• **Data to use**:
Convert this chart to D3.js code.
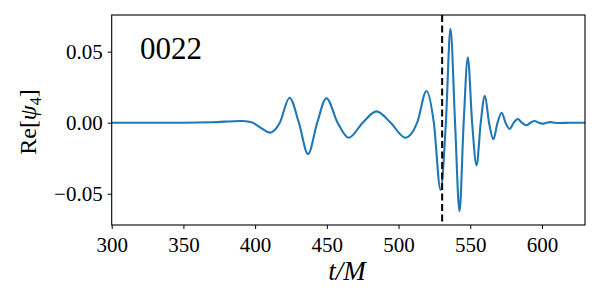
<!DOCTYPE html>
<html><head><meta charset="utf-8">
<script src="https://cdn.jsdelivr.net/npm/d3@7"></script>
<style>body{margin:0;background:#fff;} svg{display:block;}</style>
</head><body>
<svg id="c" width="600" height="300"></svg>
<script>
const timeValues = [300,350,370,390,397,403,410.5,417.2,424,430.5,436.9,443.3,449.7,457.5,465.2,475,484.6,494.5,504.8,513,519.5,524.6,529.3,533,536.2,539.4,542.5,545.4,548.3,551.3,554.4,557.3,560.2,563.1,566.1,569,571.9,574.6,577.4,580.3,583.2,586,589.1,592,594.9,597.6,600.4,603,606,609,612,620,630];
const psiValues  = [0,0,0.0003,0.0012,0.0005,-0.003,-0.007,0,0.0176,0,-0.022,0,0.0172,0,-0.0106,0,0.008,0,-0.0106,0,0.0223,0,-0.0474,0,0.066,0,-0.0622,0,0.046,0,-0.030,0,0.019,0,-0.0117,0,0.007,0,-0.0044,0,0.0026,0,-0.0018,0,0.0012,0,-0.0007,0,0.0004,0,-0.0002,0,0];
const xTicks = [300,350,400,450,500,550,600];
const yTicks = [-0.05,0,0.05];
const yTickLabels = ["\u22120.05","0.00","0.05"];
const mergerTime = 530.4;
const label = "0022";

const svg = d3.select("#c");
const L=111.7, R=585, T=15, B=225;
const x = d3.scaleLinear().domain([300,630]).range([L,R]);
const y = d3.scaleLinear().domain([-0.072,0.0758]).range([B,T]);
const serif = "'Liberation Serif','DejaVu Serif',serif";

const data = timeValues.map((t,i)=>[t,psiValues[i]]);
svg.append("path").datum(data)
  .attr("fill","none").attr("stroke","#1f77b4").attr("stroke-width",2.1)
  .attr("d", d3.line().x(d=>x(d[0])).y(d=>y(d[1])).curve(d3.curveMonotoneX));

svg.append("line").attr("x1",x(mergerTime)).attr("x2",x(mergerTime))
  .attr("y1",T).attr("y2",B).attr("stroke","#000").attr("stroke-width",2)
  .attr("stroke-dasharray","7,3.5");

svg.append("rect").attr("x",L).attr("y",T).attr("width",R-L).attr("height",B-T)
  .attr("fill","none").attr("stroke","#000").attr("stroke-width",1.1);

const xa = svg.append("g").attr("transform",`translate(0,${B})`)
  .call(d3.axisBottom(x).tickValues(xTicks).tickFormat(d3.format("d")).tickSize(4).tickPadding(5));
const ya = svg.append("g").attr("transform",`translate(${L},0)`)
  .call(d3.axisLeft(y).tickValues(yTicks).tickFormat((d,i)=>yTickLabels[i]).tickSize(4).tickPadding(5));
[xa,ya].forEach(a=>{
  a.select(".domain").remove();
  a.selectAll("line").attr("stroke","#000").attr("stroke-width",1);
  a.selectAll("text").attr("font-family",serif).attr("font-size",21).attr("fill","#000");
});
xa.selectAll("text").attr("dy","0.85em");

svg.append("text").attr("x",140).attr("y",59).attr("font-family",serif)
  .attr("font-size",31).text(label);

svg.append("text").attr("x",347).attr("y",280).attr("text-anchor","middle")
  .attr("font-family",serif).attr("font-size",27).attr("font-style","italic").text("t/M");

svg.append("text").attr("transform","translate(36,122) rotate(-90)").attr("text-anchor","middle")
  .attr("font-family",serif).attr("font-size",24)
  .html('Re[<tspan font-style="italic">ψ</tspan><tspan font-size="16" dy="5">4</tspan><tspan dy="-5">]</tspan>');
</script>
</body></html>
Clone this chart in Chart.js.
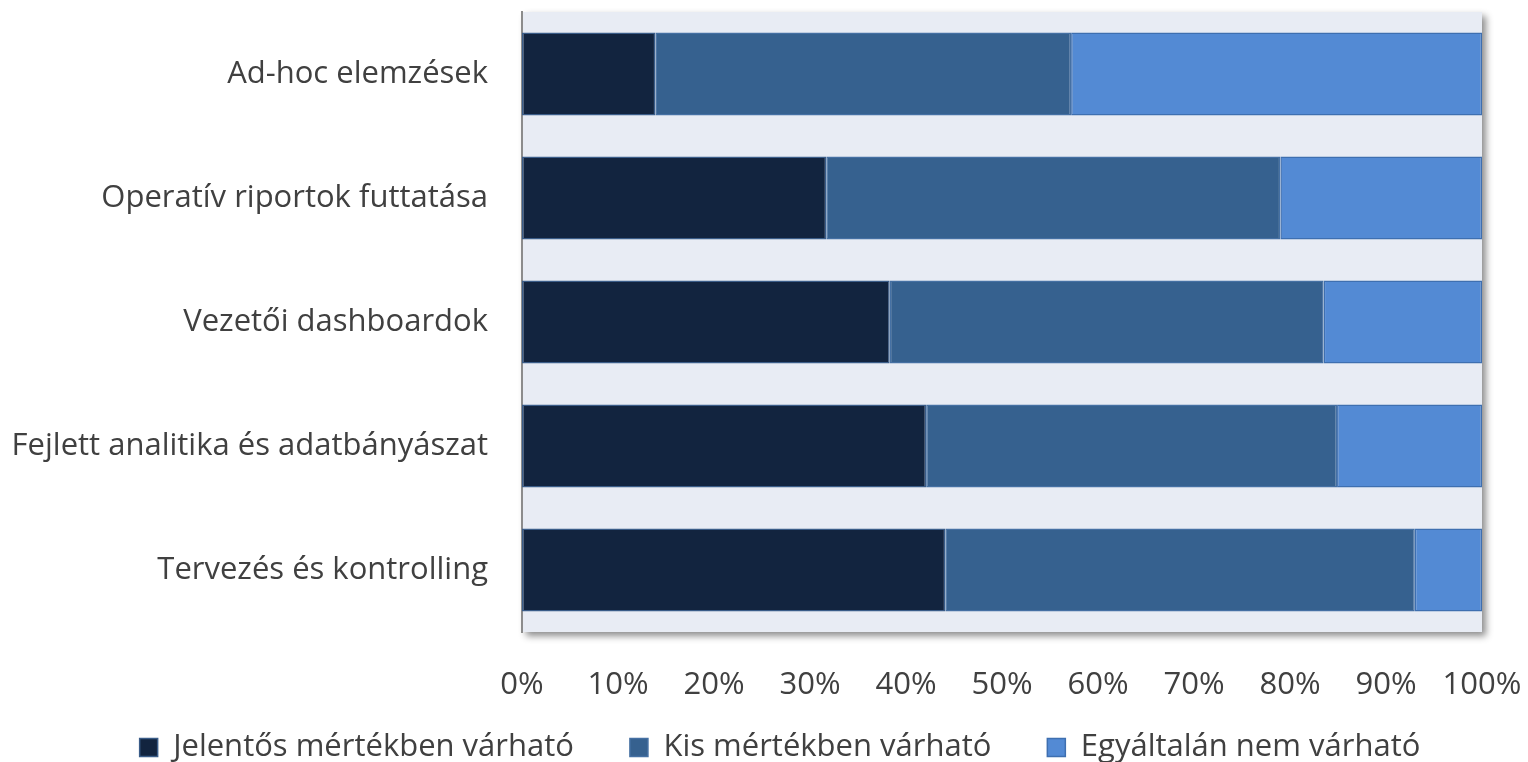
<!DOCTYPE html>
<html>
<head>
<meta charset="utf-8">
<script src="https://cdn.jsdelivr.net/npm/chart.js@4.4.1/dist/chart.umd.min.js"></script>
<style>
  html, body { margin: 0; padding: 0; background: #ffffff; }
  #wrap { width: 1528px; height: 762px; position: relative; }
</style>
</head>
<body>
<div id="wrap"><canvas id="chart"></canvas></div>
<script>
const categories = [
  "Ad-hoc elemzések",
  "Operatív riportok futtatása",
  "Vezetői dashboardok",
  "Fejlett analitika és adatbányászat",
  "Tervezés és kontrolling",
];
const significant = [13.9, 31.7, 38.3, 42.1, 44.1];
const minor = [43.3, 47.3, 45.2, 42.8, 48.9];
const notExpected = [42.8, 21.0, 16.5, 15.1, 7.0];
const seriesNames = ["Jelentős mértékben várható", "Kis mértékben várható", "Egyáltalán nem várható"];
const xTicks = [0, 10, 20, 30, 40, 50, 60, 70, 80, 90, 100];

const FONT = "'Open Sans'";
const FONT_SIZE = 31;
const TEXT = "#404040";

// plot area background with the soft drop shadow
const plotBackground = {
  id: "plotBackground",
  beforeDraw(chart) {
    const { ctx, chartArea } = chart;
    ctx.save();
    ctx.shadowColor = "rgba(0, 0, 0, 0.45)";
    ctx.shadowBlur = 7;
    ctx.shadowOffsetX = 4;
    ctx.shadowOffsetY = 4;
    ctx.fillStyle = "#e8ecf4";
    ctx.fillRect(chartArea.left, chartArea.top, chartArea.right - chartArea.left, chartArea.bottom - chartArea.top);
    ctx.restore();
  },
};

// legend: small reserved height, then moved to where the original has it
const legendPlacement = {
  id: "legendPlacement",
  beforeInit(chart) {
    const legend = chart.legend;
    const fit = legend.fit;
    legend.fit = function () {
      fit.call(this);
      this.height = 56;
    };
  },
  afterLayout(chart) {
    const legend = chart.legend;
    legend.left = 78;
    legend.right = 1482;
    legend.top = 676;
    legend.bottom = 762;
    legend.adjustHitBoxes();
  },
};

function dataset(label, data, fill, border) {
  return {
    label,
    data,
    backgroundColor: fill,
    borderColor: border,
    borderWidth: 1.5,
    borderSkipped: false,
    categoryPercentage: 1,
    barPercentage: 0.67,
  };
}

new Chart(document.getElementById("chart"), {
  type: "bar",
  data: {
    labels: categories,
    datasets: [
      dataset(seriesNames[0], significant, "#12243f", "#3a5c88"),
      dataset(seriesNames[1], minor, "#36618f", "#4570a3"),
      dataset(seriesNames[2], notExpected, "#538ad4", "#3e6fb0"),
    ],
  },
  options: {
    indexAxis: "y",
    responsive: true,
    maintainAspectRatio: false,
    animation: false,
    layout: { padding: { top: 12, right: 46, left: 0, bottom: 0 } },
    plugins: {
      legend: {
        position: "bottom",
        labels: {
          color: TEXT,
          font: { family: FONT, size: FONT_SIZE },
          boxWidth: 18,
          boxHeight: 18,
          padding: 56,
        },
      },
      tooltip: { enabled: false },
    },
    scales: {
      x: {
        stacked: true,
        min: 0,
        max: 100,
        afterBuildTicks(scale) {
          scale.ticks = xTicks.map((v) => ({ value: v }));
        },
        afterFit(scale) {
          scale.height = 74;
          scale.paddingLeft = 0;
          scale.paddingRight = 0;
        },
        grid: { display: false },
        border: { display: false },
        ticks: {
          color: TEXT,
          font: { family: FONT, size: FONT_SIZE },
          padding: 27,
          maxRotation: 0,
          autoSkip: false,
          callback: (v) => v + "%",
        },
      },
      y: {
        stacked: true,
        afterFit(scale) {
          scale.width = 522;
          scale.paddingTop = 0;
          scale.paddingBottom = 0;
        },
        grid: { display: false, drawTicks: false },
        border: { display: true, color: "#8c8c8c", width: 2 },
        ticks: {
          color: TEXT,
          font: { family: FONT, size: FONT_SIZE },
          padding: 34,
        },
      },
    },
  },
  plugins: [plotBackground, legendPlacement],
});
</script>
</body>
</html>
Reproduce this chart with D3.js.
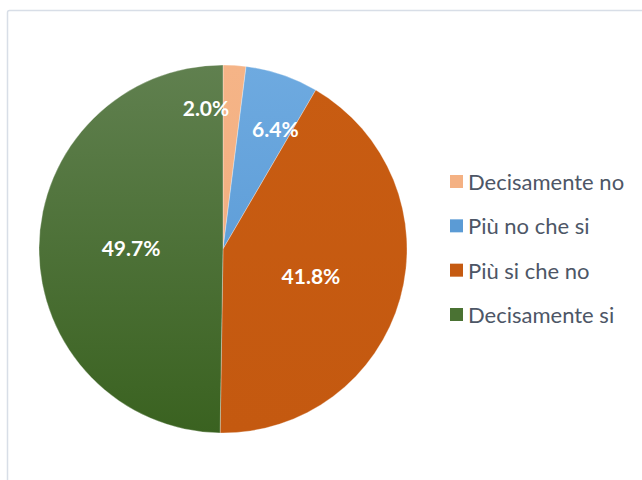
<!DOCTYPE html>
<html><head><meta charset="utf-8">
<script src="https://cdn.jsdelivr.net/npm/d3@7"></script>
<style>html,body{margin:0;padding:0;background:#fff;}</style>
</head><body><svg id="chart" width="642" height="480"></svg>
<script>
const categories = ["Decisamente no", "Più no che si", "Più si che no", "Decisamente si"];
const values = [2.0, 6.4, 41.8, 49.7];
const labels = ["2.0%", "6.4%", "41.8%", "49.7%"];

const colorsTop = ["#f5b487", "#6eaae0", "#c85c12", "#60804f"];
const colorsBottom = ["#f0ab7b", "#5193d1", "#c45910", "#3a6220"];
const legendColors = ["#f4b183", "#5b9bd5", "#c55a11", "#4a7233"];
// label placement: radius factor and angle shift (deg) for each slice
const labelPlace = [{r: 0.77, a: -10.5}, {r: 0.71, a: 4.9}, {r: 0.5, a: 1.5}, {r: 0.5, a: 0}];

const svg = d3.select("#chart");
const W = 642, H = 480;
const font = "Lato, 'Open Sans', sans-serif";

svg.append("rect").attr("x", 7.5).attr("y", 10.5).attr("width", 700).attr("height", 500)
  .attr("rx", 2).attr("fill", "#fff").attr("stroke", "#d8dee7").attr("stroke-width", 1.5);

const cx = 223, cy = 249, R = 184;
const defs = svg.append("defs");
categories.forEach((c, i) => {
  const g = defs.append("linearGradient").attr("id", "g" + i)
    .attr("gradientUnits", "userSpaceOnUse")
    .attr("x1", 0).attr("y1", -R).attr("x2", 0).attr("y2", R);
  g.append("stop").attr("offset", "0%").attr("stop-color", colorsTop[i]);
  g.append("stop").attr("offset", "100%").attr("stop-color", colorsBottom[i]);
});

const pie = d3.pie().sort(null).value(d => d)(values);
const arc = d3.arc().innerRadius(0).outerRadius(R);
const gPie = svg.append("g").attr("transform", `translate(${cx},${cy})`);
gPie.selectAll("path").data(pie).enter().append("path")
  .attr("d", arc).attr("fill", (d, i) => `url(#g${i})`)
  .attr("stroke", "#ffffff").attr("stroke-width", 0.5).attr("stroke-opacity", 0.6);

gPie.selectAll("text").data(pie).enter().append("text")
  .attr("transform", (d, i) => {
    const a = (d.startAngle + d.endAngle) / 2 + labelPlace[i].a * Math.PI / 180;
    const rr = R * labelPlace[i].r;
    return `translate(${rr * Math.sin(a)},${-rr * Math.cos(a)})`;
  })
  .attr("text-anchor", "middle").attr("dy", "0.36em")
  .attr("font-family", font).attr("font-weight", "bold").attr("font-size", 21)
  .attr("fill", "#ffffff")
  .text((d, i) => labels[i]);

const leg = svg.append("g");
const legY = d3.scalePoint().domain(categories).range([182, 315]);
categories.forEach((c, i) => {
  const y = legY(c);
  leg.append("rect").attr("x", 450).attr("y", y - 7).attr("width", 13).attr("height", 13)
    .attr("fill", legendColors[i]);
  leg.append("text").attr("x", 468).attr("y", y).attr("dy", "0.36em")
    .attr("font-family", font).attr("font-size", 22).attr("fill", "#4d5666")
    .text(c);
});
</script></body></html>
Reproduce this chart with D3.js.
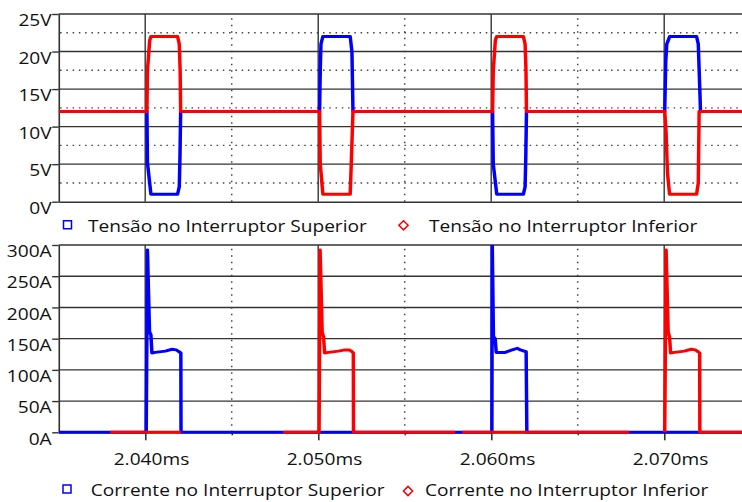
<!DOCTYPE html>
<head>
  <meta charset="utf-8">
  <style>
    body { margin: 0; background: #fff; }
    svg text { font-family: 'Open Sans', sans-serif; font-size: 16.5px; fill: #111; }
    .domain, .tick line { stroke: #333; stroke-width: 1.4; }
  </style>
</head>
<body>
  <script src="https://cdn.jsdelivr.net/npm/d3@7"></script>
  <script>
    // values, time in ms
    const tVSup = [2.035,
      2.04010, 2.04013, 2.04033, 2.04187, 2.04197, 2.04201, 2.04205,
      2.05008, 2.05012, 2.05016, 2.05027, 2.05185, 2.05195, 2.05201,
      2.06008, 2.06012, 2.06032, 2.06186, 2.06196, 2.06200, 2.06204,
      2.07003, 2.07009, 2.07015, 2.07032, 2.07187, 2.07197, 2.07210,
      2.075];
    const vSup = [12,
      12, 5.2, 1.0, 1.0, 2, 6, 12,
      12, 17.5, 21, 22, 22, 20, 12,
      12, 5, 1, 1, 2, 6, 12,
      12, 18.7, 21, 22, 22, 21, 12,
      12];

    const tVInf = [2.035,
      2.04010, 2.04013, 2.04026, 2.04033, 2.04187, 2.04197, 2.04202, 2.04205,
      2.05008, 2.05012, 2.05027, 2.05185, 2.05191, 2.05201,
      2.06008, 2.06012, 2.06024, 2.06032, 2.06186, 2.06196, 2.06201, 2.06204,
      2.07003, 2.07011, 2.07019, 2.07031, 2.07187, 2.07197, 2.07202,
      2.075];
    const vInf = [12,
      12, 17.5, 21.5, 22, 22, 21, 17.5, 12,
      12, 5, 1, 1, 5, 12,
      12, 17.5, 21.5, 22, 22, 21, 17.5, 12,
      12, 9.2, 3.8, 1, 1, 2.5, 12,
      12];

    const tISup = [2.035,
      2.04006, 2.04013, 2.04025, 2.04033, 2.04039, 2.04058, 2.04116, 2.04156, 2.04179, 2.04196, 2.04206, 2.04207,
      2.06004, 2.06006, 2.06013, 2.06023, 2.06029, 2.06081, 2.06121, 2.06150, 2.06168, 2.06202, 2.06206,
      2.075];
    const iSup = [0,
      0, 292, 161, 156, 127, 128, 130, 133, 132, 129, 127, 0,
      0, 305, 153, 150, 128, 128, 132, 134.5, 132, 129, 0,
      0];

    // red current only where it shows on top of the blue one (null = hidden)
    const tIInf = [2.03798, 2.04208, 2.04208,
      2.04798, 2.05005, 2.05011, 2.05023, 2.05031, 2.05037, 2.05060, 2.05116, 2.05156, 2.05180, 2.05196, 2.05203, 2.05204, 2.05792, 2.05792,
      2.05832, 2.06798, 2.06798,
      2.07003, 2.07011, 2.07023, 2.07031, 2.07037, 2.07060, 2.07116, 2.07156, 2.07180, 2.07196, 2.07205, 2.07206, 2.075];
    const iInf = [0, 0, null,
      0, 0, 292, 160, 153, 127, 128, 130, 132, 132, 129, 127, 0, 0, null,
      0, 0, null,
      0, 292, 160, 153, 127, 128, 130, 133, 132, 129, 127, 0, 0];

    const xTicks = [2.040, 2.050, 2.060, 2.070];
    const xMinor = [2.045, 2.055, 2.065];
    const vTicks = [0, 5, 10, 15, 20, 25];
    const vDots = [2.5, 7.5, 12.5, 17.5, 22.5];
    const iTicks = [0, 50, 100, 150, 200, 250, 300];
    const legendV = ["Tensão no Interruptor Superior", "Tensão no Interruptor Inferior"];
    const legendI = ["Corrente no Interruptor Superior", "Corrente no Interruptor Inferior"];

    // the picture is stretched sideways, so draw in a narrower box and let the svg stretch it
    const width = 742, height = 502, vbw = 640;
    const SX = width / vbw;
    const px = v => v / SX;

    const svg = d3.select("body").append("svg")
      .attr("width", width).attr("height", height)
      .attr("viewBox", `0 0 ${vbw} ${height}`)
      .attr("preserveAspectRatio", "none");

    const x = d3.scaleLinear().domain([2.035, 2.075]).range([px(58.7), px(58.7 + 0.040 * 17300)]);
    const yV = d3.scaleLinear().domain([0, 25]).range([201.7, 14]);
    const yI = d3.scaleLinear().domain([0, 300]).range([432.3, 245]);
    const xRight = px(width);

    function grid(g, yScale, solidY, dotY) {
      g.selectAll(".hs").data(solidY).enter().append("line")
        .attr("x1", x.range()[0]).attr("x2", xRight)
        .attr("y1", d => yScale(d)).attr("y2", d => yScale(d))
        .attr("stroke", "#333").attr("stroke-width", 1.4);
      g.selectAll(".hd").data(dotY).enter().append("line")
        .attr("x1", x.range()[0] + 1.2).attr("x2", xRight)
        .attr("y1", d => yScale(d)).attr("y2", d => yScale(d))
        .attr("stroke", "#444").attr("stroke-width", 1.4).attr("stroke-dasharray", "1.3,4.1");
      const [y0, y1] = yScale.range();
      g.selectAll(".vs").data(xTicks).enter().append("line")
        .attr("x1", d => x(d)).attr("x2", d => x(d))
        .attr("y1", y0).attr("y2", y1)
        .attr("stroke", "#333").attr("stroke-width", 1.2);
      g.selectAll(".vd").data(xMinor).enter().append("line")
        .attr("x1", d => x(d)).attr("x2", d => x(d))
        .attr("y1", y0).attr("y2", y1 + 3)
        .attr("stroke", "#444").attr("stroke-width", 1.3).attr("stroke-dasharray", "1.5,5");
    }

    function series(g, ts, vs, yScale, color) {
      const pts = ts.map((t, i) => [t, vs[i]]);
      const line = d3.line().defined(d => d[1] !== null).x(d => x(d[0])).y(d => yScale(d[1]));
      g.append("path").datum(pts).attr("d", line)
        .attr("fill", "none").attr("stroke", color).attr("stroke-width", 3)
        .attr("stroke-linejoin", "round");
    }

    function clip(id, y0, y1) {
      svg.append("clipPath").attr("id", id).append("rect")
        .attr("x", x.range()[0]).attr("y", y0)
        .attr("width", xRight - x.range()[0]).attr("height", y1 - y0);
    }
    clip("clipV", 12, 204);
    clip("clipI", 245, 434);

    //----- top: tensões
    grid(svg.append("g"), yV, vTicks.filter(d => d > 0), vDots);
    const axV = svg.append("g").attr("transform", `translate(${x.range()[0]},0)`)
      .call(d3.axisLeft(yV).tickValues(vTicks).tickFormat(d => d + "V")
        .tickSize(px(6.5)).tickPadding(px(0.5)).tickSizeOuter(0));
    axV.selectAll(".tick text").attr("dy", "0.71em");
    svg.append("g").attr("transform", `translate(0,${yV(0)})`)
      .call(d3.axisBottom(x).tickValues([]).tickSizeOuter(0));

    const linesV = svg.append("g").attr("clip-path", "url(#clipV)");
    series(linesV, tVSup, vSup, yV, "#0000ff");
    series(linesV, tVInf, vInf, yV, "#ff0000");

    //----- bottom: correntes
    grid(svg.append("g"), yI, iTicks.filter(d => d > 0), []);
    const axI = svg.append("g").attr("transform", `translate(${x.range()[0]},0)`)
      .call(d3.axisLeft(yI).tickValues(iTicks).tickFormat(d => d + "A")
        .tickSize(px(6.5)).tickPadding(px(0.5)).tickSizeOuter(0));
    axI.selectAll(".tick text").attr("dy", "0.71em");

    const axX = svg.append("g").attr("transform", `translate(0,${yI(0)})`)
      .call(d3.axisBottom(x).tickValues(xTicks).tickFormat(d => d3.format(".3f")(d) + "ms")
        .tickSize(8).tickPadding(13).tickSizeOuter(0));
    axX.selectAll(".tick text").attr("dx", px(5.7));
    svg.append("g").attr("transform", `translate(0,${yI(0)})`)
      .call(d3.axisBottom(x).tickValues(xMinor).tickFormat("").tickSize(3).tickSizeOuter(0))
      .select(".domain").remove();

    const linesI = svg.append("g").attr("clip-path", "url(#clipI)");
    series(linesI, tISup, iSup, yI, "#0000ff");
    series(linesI, tIInf, iInf, yI, "#ff0000");

    //----- legends
    const square = d3.symbol(d3.symbolSquare, 64);
    const diamond = "M0,-4.6L4.6,0L0,4.6L-4.6,0Z";
    function legend(labels, y, sqX, txt1, diaX, txt2, dy) {
      svg.append("path").attr("d", square())
        .attr("transform", `translate(${px(sqX)},${y - 0.5}) scale(${1 / SX},1)`)
        .attr("fill", "none").attr("stroke", "#0000ff").attr("stroke-width", 1.5);
      svg.append("path").attr("d", diamond)
        .attr("transform", `translate(${px(diaX)},${y + dy}) scale(${1 / SX},1)`)
        .attr("fill", "none").attr("stroke", "#ff0000").attr("stroke-width", 1.5);
      svg.append("text").attr("x", px(txt1)).attr("y", y + 6.8).text(labels[0]);
      svg.append("text").attr("x", px(txt2)).attr("y", y + 6.8).text(labels[1]);
    }
    legend(legendV, 225.3, 67.5, 88, 403.5, 429, 0);
    legend(legendI, 489.5, 67, 90.7, 408, 425, 1.5);
  </script>
</body>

• **What you have to do**:
Report how many lines of the listing hold the string "this", giving only the number.

• **Reply to the exercise**:
6